Forging New Partnerships to Support Communities and Resilience

April 17, 2020

many school garden tools in a bucket

Space to Grow is having a big impact on schools and communities. These green schoolyards are helping Chicago’s most vulnerable communities become more resilient to flooding and climate change, and are providing much needed green space and shared open space for children, families and communities to be active and engage with nature.

Space to Grow is led by managing partners Healthy Schools Campaign and Openlands, and brings together capital funds and leadership from Chicago Public Schools, the Chicago Department of Water Management and the Metropolitan Water Reclamation District of Greater Chicago. This unique collaboration is dedicated to creating a brighter, greener, healthier future for our city.

By using what’s known as green stormwater infrastructure, Space to Grow schoolyards are helping keep millions and millions of gallons of water out of the sewer system when it rains—especially during the heaviest of storms. This helps reduce neighborhood flooding and basement backups. Space to Grow isn’t the only example of green infrastructure in Chicago—this type of infrastructure is central to Chicago’s climate resilience efforts and many city departments value the benefits of this approach and have developed projects and programs across the city. While there are many long term benefits of green infrastructure—which costs a fraction of traditional infrastructure to install—there is a specialized maintenance plan that comes with these projects.

Last fall, the Space to Grow managing partners initiated an important citywide conversation around coordinating green infrastructure maintenance efforts in Chicago. First through surveys and interviews and then through two citywide convenings, the partners brought together nine city agencies and worked together to identify issues, challenges and opportunities around a coordinated approach to green stormwater infrastructure maintenance. The Mayor’s office has offered to help lead this initiative and will co-convene this work with Healthy Schools Campaign and Openlands.

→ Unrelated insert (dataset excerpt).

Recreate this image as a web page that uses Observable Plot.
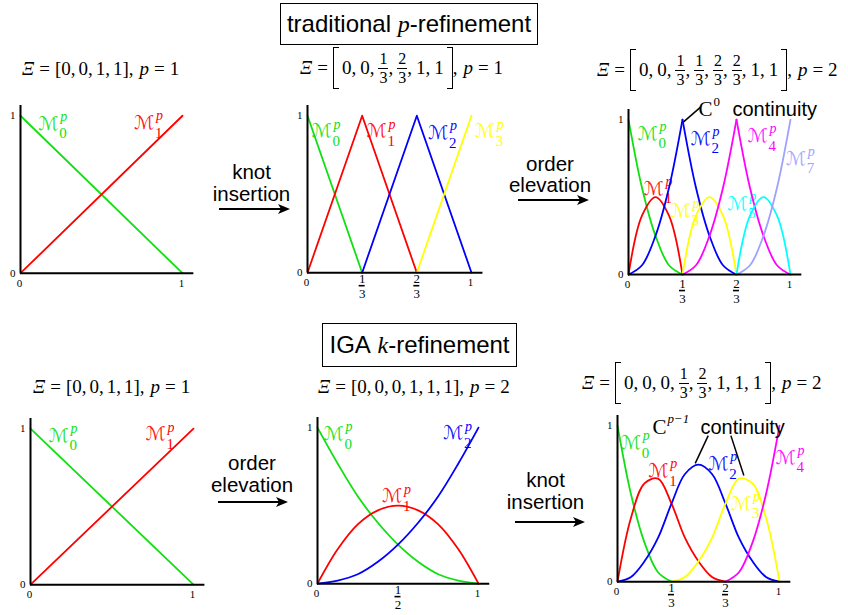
<!DOCTYPE html>
<html>
<head>
<meta charset="utf-8">
<script src="https://cdn.jsdelivr.net/npm/d3@7"></script>
<script src="https://cdn.jsdelivr.net/npm/@observablehq/plot@0.6"></script>
<style>
  body { margin: 0; background: #fff; }
  #root { position: relative; width: 848px; height: 615px; overflow: hidden; background: #fff;
          font-family: "Liberation Sans", Arial, sans-serif; }
  .box { position: absolute; border: 1.5px solid #000; box-sizing: border-box; display: flex;
         align-items: center; justify-content: center; font-size: 24px; white-space: nowrap; }
  .box i { font-family: "Liberation Serif", serif; font-style: italic; }
  .f { position: absolute; display: flex; align-items: center; font-family: "Liberation Serif", serif;
       font-size: 19px; white-space: nowrap; transform: translateY(-50%); width: max-content; flex-wrap: nowrap; }
  .f > * { flex: none; }
  .f i { font-style: italic; }
  .f .eq { margin: 0 5px; }
  .f .sep { margin-right: 3px; }
  .f.tall .sep { margin-right: 4px; }
  .f .pc { margin-right: 6px; }
  .fr { display: inline-flex; flex-direction: column; align-items: center; font-size: 16px; line-height: 18px; }
  .fr .n { border-bottom: 1px solid #000; padding: 0 1px; }
  .bk { display: inline-block; width: 6px; height: 42px; border: 1.2px solid #000; box-sizing: border-box; }
  .bk.l { border-right: none; margin-right: 3px; }
  .bk.r { border-left: none; margin-left: 3px; }
  svg.ov { position: absolute; left: 0; top: 0; }
</style>
</head>
<body>
<div id="root"></div>
<script>
// ---------------- DATA ----------------
// knot vectors and degrees shown above each panel
const knotsA = ["0", "0", "1", "1"];
const knotsB = ["0", "0", "1/3", "2/3", "1", "1"];
const knotsC = ["0", "0", "1/3", "1/3", "2/3", "2/3", "1", "1"];
const knotsD = ["0", "0", "0", "1", "1", "1"];
const knotsE = ["0", "0", "0", "1/3", "2/3", "1", "1", "1"];

// tick labels
const yTicks = [0, 1];
const xTicksPlain = [0, 1];
const fracThirds = [{v: 1/3, n: "1", d: "3"}, {v: 2/3, n: "2", d: "3"}];
const fracHalf = [{v: 1/2, n: "1", d: "2"}];

// linear basis (panels 1 and 4)
const linX = [0, 1];
const lin_M0 = [1, 0];
const lin_M1 = [0, 1];

// hat functions (panel 2)
const hatX = [0, 1/3, 2/3, 1];
const hat_M0 = [1, 0, null, null];
const hat_M1 = [0, 1, 0, null];
const hat_M2 = [null, 0, 1, 0];
const hat_M3 = [null, null, 0, 1];

// sample grid (every 1/12) for panels 3 and 6
const grid12 = [0, 1/12, 2/12, 3/12, 4/12, 5/12, 6/12, 7/12, 8/12, 9/12, 10/12, 11/12, 1];
const n = null;
// panel 3: C0 quadratic basis
const c0_M0  = [1, .56, .25, .06, 0, n, n, n, n, n, n, n, n];
const c0_M1  = [0, .38, .5, .38, 0, n, n, n, n, n, n, n, n];
const c0_M2a = [0, .06, .25, .56, 1, n, n, n, n, n, n, n, n];
const c0_M2b = [n, n, n, n, 1, .56, .25, .06, 0, n, n, n, n];
const c0_M3  = [n, n, n, n, 0, .38, .5, .38, 0, n, n, n, n];
const c0_M4a = [n, n, n, n, 0, .06, .25, .56, 1, n, n, n, n];
const c0_M4b = [n, n, n, n, n, n, n, n, 1, .56, .25, .06, 0];
const c0_M5  = [n, n, n, n, n, n, n, n, 0, .38, .5, .38, 0];
const c0_M7  = [n, n, n, n, n, n, n, n, 0, .06, .25, .56, 1];

// panel 5: quadratic on [0,1], sampled every 1/8
const grid8 = [0, 1/8, 2/8, 3/8, 4/8, 5/8, 6/8, 7/8, 1];
const q_M0 = [1, .77, .56, .39, .25, .14, .06, .02, 0];
const q_M1 = [0, .22, .38, .47, .5, .47, .38, .22, 0];
const q_M2 = [0, .02, .06, .14, .25, .39, .56, .77, 1];

// panel 6: C1 quadratic basis
const c1_M0 = [1, .56, .25, .06, 0, n, n, n, n, n, n, n, n];
const c1_M1 = [0, .41, .63, .66, .5, .28, .13, .03, 0, n, n, n, n];
const c1_M2 = [0, .03, .13, .28, .5, .69, .75, .69, .5, .28, .13, .03, 0];
const c1_M3 = [n, n, n, n, 0, .03, .13, .28, .5, .66, .63, .41, 0];
const c1_M4 = [n, n, n, n, n, n, n, n, 0, .06, .25, .56, 1];

// basis labels (anchor in data units, index shown)
const lab1 = [{x: .11, y: .95, i: "0"}, {x: .70, y: .955, i: "1"}];
const lab2 = [{x: .025, y: .90, i: "0"}, {x: .36, y: .90, i: "1"}, {x: .735, y: .89, i: "2"}, {x: 1.02, y: .90, i: "3"}];
const lab3 = [{x: .056, y: .91, i: "0"}, {x: .093, y: .555, i: "1"}, {x: .383, y: .877, i: "2"}, {x: .26, y: .413, i: "3"},
              {x: .735, y: .895, i: "4"}, {x: .61, y: .458, i: "5"}, {x: .97, y: .748, i: "7"}];
const lab4 = [{x: .11, y: .955, i: "0"}, {x: .705, y: .965, i: "1"}];
const lab5 = [{x: .037, y: .96, i: "0"}, {x: .40, y: .56, i: "1"}, {x: .78, y: .965, i: "2"}];
const lab6 = [{x: .02, y: .89, i: "0"}, {x: .19, y: .71, i: "1"}, {x: .56, y: .756, i: "2"}, {x: .70, y: .50, i: "3"}, {x: .975, y: .795, i: "4"}];

// continuity annotations (anchor in data units)
const note3 = [{x: .432, y: 1.065, sup: "0", word: "continuity", wx: .642}];
const lead3 = [{x1: .34, y1: .985, x2: .445, y2: 1.08}];
const note6 = [{x: .216, y: .99, sup: "p−1", word: "continuity", wx: .512}];
const lead6 = [{x1: .56, y1: .936, x2: .48, y2: .758}, {x1: .70, y1: .936, x2: .78, y2: .68}];

// ---------------- STYLES ----------------
const GREEN = "#10e010", RED = "#ff0000", BLUE = "#0000ff", YELLOW = "#ffff00",
      MAGENTA = "#ff00ff", CYAN = "#00ffff", LAVENDER = "#a0a0ff";
const SERIF = "Liberation Serif, Times New Roman, serif";
const SCRIPT = "DejaVu Serif, DejaVu Sans, serif";
const SANS = "Liberation Sans, Arial, sans-serif";
const XMAX = 1.07, YMAX = 1.065;
const root = document.getElementById("root");

function rows(xs, ys) { return xs.map((x, i) => ({x, y: ys[i]})).filter(d => d.y != null); }

function lineMarks(series, curve) {
  return series.map(([xs, ys, color]) =>
    Plot.line(rows(xs, ys), {x: "x", y: "y", stroke: color, strokeWidth: 1.8, curve}));
}

function labelMarks(labels, colors) {
  return labels.flatMap((L, k) => [
    Plot.text([L], {x: "x", y: "y", text: () => "ℳ", fill: colors[k], textAnchor: "start", fontSize: 19, fontFamily: SCRIPT, fontStyle: "italic", fillOpacity: 0.9}),
    Plot.text([L], {x: "x", y: "y", text: () => "p", fill: colors[k], textAnchor: "start", dx: 22, dy: -7, fontSize: 14, fontFamily: SERIF, fontStyle: "italic"}),
    Plot.text([L], {x: "x", y: "y", text: "i", fill: colors[k], textAnchor: "start", dx: 21, dy: 10, fontSize: 15, fontFamily: SERIF})
  ]);
}

// fraction bar half-width: 3px converted to data units for a panel pxPerUnit wide
function tickMarks(fracs, pxPerUnit, shift = 0) {
  const hw = 3 / pxPerUnit;
  return [
    Plot.text(yTicks, {x: () => 0, y: d => d, text: d => String(d), textAnchor: "end", dx: -5, fontSize: 11, fontFamily: SERIF}),
    Plot.text(xTicksPlain, {x: d => d, y: () => 0, text: d => String(d), dy: 10, dx: -1, fontSize: 11, fontFamily: SERIF}),
    Plot.text(fracs, {x: "v", y: () => 0, text: "n", dy: 6 + shift, fontSize: 13, fontFamily: SERIF}),
    Plot.ruleY(fracs, {y: () => 0, x1: d => d.v - hw, x2: d => d.v + hw, dy: 13 + shift, stroke: "black", strokeWidth: 1.6}),
    Plot.text(fracs, {x: "v", y: () => 0, text: "d", dy: 21 + shift, fontSize: 13, fontFamily: SERIF})
  ];
}

function noteMarks(note, lead, supStyle) {
  return [
    Plot.link(lead, {x1: "x1", y1: "y1", x2: "x2", y2: "y2", stroke: "black", strokeWidth: 1.5}),
    Plot.text(note, {x: "x", y: "y", text: () => "C", textAnchor: "start", fontSize: 21, fontFamily: SERIF}),
    Plot.text(note, {x: "x", y: "y", text: "sup", textAnchor: "start", dx: 15, dy: -8, fontSize: 13, fontFamily: SERIF, fontStyle: supStyle}),
    Plot.text(note, {x: "wx", y: "y", text: "word", textAnchor: "start", fontSize: 20, fontFamily: SANS})
  ];
}

function panel(g, marks) {
  const ml = 30, mr = 10, mt = 10, mb = 40;
  const xw = g.x1 - g.x0, yh = g.y0 - g.y1;
  const width = ml + xw * XMAX + mr;
  const height = mt + yh * YMAX + mb;
  const chart = Plot.plot({
    width, height, marginLeft: ml, marginRight: mr, marginTop: mt, marginBottom: mb,
    x: {domain: [0, XMAX], axis: null},
    y: {domain: [0, YMAX], axis: null},
    style: {background: "transparent", overflow: "visible"},
    marks: [
      ...marks,
      Plot.ruleX([0], {stroke: "black", strokeWidth: 2}),
      Plot.ruleY([0], {stroke: "black", strokeWidth: 2})
    ]
  });
  chart.style.position = "absolute";
  chart.style.left = (g.x0 - ml) + "px";
  chart.style.top = (g.y0 - mt - yh * YMAX) + "px";
  chart.style.maxWidth = "none";
  root.appendChild(chart);
}

// Panel 1
panel({x0: 20, x1: 182, y0: 272.5, y1: 115}, [
  ...lineMarks([[linX, lin_M0, GREEN], [linX, lin_M1, RED]], "linear"),
  ...labelMarks(lab1, [GREEN, RED]),
  ...tickMarks([], 162)
]);
// Panel 2
panel({x0: 307, x1: 471, y0: 272, y1: 115}, [
  ...lineMarks([[hatX, hat_M0, GREEN], [hatX, hat_M1, RED], [hatX, hat_M2, BLUE], [hatX, hat_M3, YELLOW]], "linear"),
  ...labelMarks(lab2, [GREEN, RED, BLUE, YELLOW]),
  ...tickMarks(fracThirds, 164)
]);
// Panel 3
panel({x0: 628, x1: 790, y0: 274, y1: 119}, [
  ...labelMarks(lab3, [GREEN, RED, BLUE, YELLOW, MAGENTA, CYAN, LAVENDER]),
  ...lineMarks([[grid12, c0_M0, GREEN], [grid12, c0_M1, RED], [grid12, c0_M2a, BLUE], [grid12, c0_M2b, BLUE],
                [grid12, c0_M3, YELLOW], [grid12, c0_M4a, MAGENTA], [grid12, c0_M4b, MAGENTA],
                [grid12, c0_M5, CYAN], [grid12, c0_M7, LAVENDER]], "catmull-rom"),
  ...noteMarks(note3, lead3, "normal"),
  ...tickMarks(fracThirds, 162, 3)
]);
// Panel 4
panel({x0: 30, x1: 193, y0: 584, y1: 428}, [
  ...lineMarks([[linX, lin_M0, GREEN], [linX, lin_M1, RED]], "linear"),
  ...labelMarks(lab4, [GREEN, RED]),
  ...tickMarks([], 163)
]);
// Panel 5
panel({x0: 317, x1: 478, y0: 583, y1: 427}, [
  ...lineMarks([[grid8, q_M0, GREEN], [grid8, q_M1, RED], [grid8, q_M2, BLUE]], "catmull-rom"),
  ...labelMarks(lab5, [GREEN, RED, BLUE]),
  ...tickMarks(fracHalf, 161)
]);
// Panel 6
panel({x0: 617, x1: 779, y0: 581, y1: 425}, [
  ...labelMarks(lab6, [GREEN, RED, BLUE, YELLOW, MAGENTA]),
  ...lineMarks([[grid12, c1_M0, GREEN], [grid12, c1_M1, RED], [grid12, c1_M2, BLUE],
                [grid12, c1_M3, YELLOW], [grid12, c1_M4, MAGENTA]], "catmull-rom"),
  ...noteMarks(note6, lead6, "italic"),
  ...tickMarks(fracThirds, 162)
]);

// ---------------- TEXT DECORATION ----------------
function addBox(html, left, top, w, h) {
  const d = document.createElement("div");
  d.className = "box";
  Object.assign(d.style, {left: left + "px", top: top + "px", width: w + "px", height: h + "px"});
  d.innerHTML = html;
  root.appendChild(d);
}
addBox("traditional&nbsp;<i>p</i>-refinement", 280, 3, 258, 42);
addBox("IGA&nbsp;<i>k</i>-refinement", 322, 323, 195, 44);

function formulaHTML(knots, p) {
  const tall = knots.some(k => k.includes("/"));
  const items = knots.map(k => {
    if (k.includes("/")) { const [a, b] = k.split("/"); return `<span class="fr"><span class="n">${a}</span><span>${b}</span></span>`; }
    return `<span>${k}</span>`;
  }).join(`<span class="sep">,</span>`);
  const open = tall ? `<span class="bk l"></span>` : `<span>[</span>`;
  const close = tall ? `<span class="bk r"></span>` : `<span>]</span>`;
  return `<i>Ξ</i><span class="eq">=</span>${open}${items}${close}<span class="pc">,</span><i>p</i><span class="eq">=</span><span>${p}</span>`;
}
function addFormula(knots, p, left, cy) {
  const d = document.createElement("div");
  d.className = "f" + (knots.some(k => k.includes("/")) ? " tall" : "");
  Object.assign(d.style, {left: left + "px", top: cy + "px"});
  d.innerHTML = formulaHTML(knots, p);
  root.appendChild(d);
}
addFormula(knotsA, 1, 22, 69);
addFormula(knotsB, 1, 300, 68);
addFormula(knotsC, 2, 597, 70);
addFormula(knotsA, 1, 33, 387);
addFormula(knotsD, 2, 318, 387);
addFormula(knotsE, 2, 582, 383);

// transition arrows
const steps = [
  {l1: "knot", l2: "insertion", cx: 251.5, b1: 179, b2: 201, ay: 209, ax1: 219, ax2: 290},
  {l1: "order", l2: "elevation", cx: 550, b1: 171, b2: 192, ay: 200, ax1: 518, ax2: 589},
  {l1: "order", l2: "elevation", cx: 252, b1: 470, b2: 492, ay: 502, ax1: 218, ax2: 288},
  {l1: "knot", l2: "insertion", cx: 545.5, b1: 487, b2: 509, ay: 522, ax1: 515, ax2: 585}
];
const ov = d3.select(root).append("svg").attr("class", "ov").attr("width", 848).attr("height", 615);
for (const s of steps) {
  const g = ov.append("g").attr("font-family", SANS).attr("font-size", 20.5).attr("text-anchor", "middle");
  g.append("text").attr("x", s.cx).attr("y", s.b1).text(s.l1);
  g.append("text").attr("x", s.cx).attr("y", s.b2).text(s.l2);
  g.append("line").attr("x1", s.ax1).attr("x2", s.ax2 - 8).attr("y1", s.ay).attr("y2", s.ay)
    .attr("stroke", "black").attr("stroke-width", 2);
  g.append("polygon").attr("points", `${s.ax2},${s.ay} ${s.ax2 - 12},${s.ay - 5} ${s.ax2 - 9},${s.ay} ${s.ax2 - 12},${s.ay + 5}`)
    .attr("fill", "black");
}
</script>
</body>
</html>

While city agencies find great value in green infrastructure investments, for a variety of reasons none has been able to develop a truly sustainable model for successfully maintaining these important resources for the long term—an issue facing many cities across the country. Agencies will require some support in order to effectively build and maintain these types of projects—from a workforce that is trained and equipped to do this specialized maintenance, to budgets that adequately address the immediate maintenance costs necessary to ensure success for the long term, to a coordinated approach that allows agencies to share equipment and benefit from economies of scale. All agree that green infrastructure must be treated as thoughtfully as would any traditional infrastructure project and that the biggest barriers to this are an adequate, shared funding source and a well-trained labor force that could provide consistent maintenance for all city agencies.

The agency partners agreed on some tangible and important next steps, including a coordinated mapping effort that has already begun to document the existing inventory of green infrastructure throughout the city. This will help determine the labor needs and potential cost to maintaining the current inventory as well as any future projects.

This is just the beginning of what will be an important effort as Chicago makes green stormwater infrastructure a central element of its climate resilience efforts moving forward.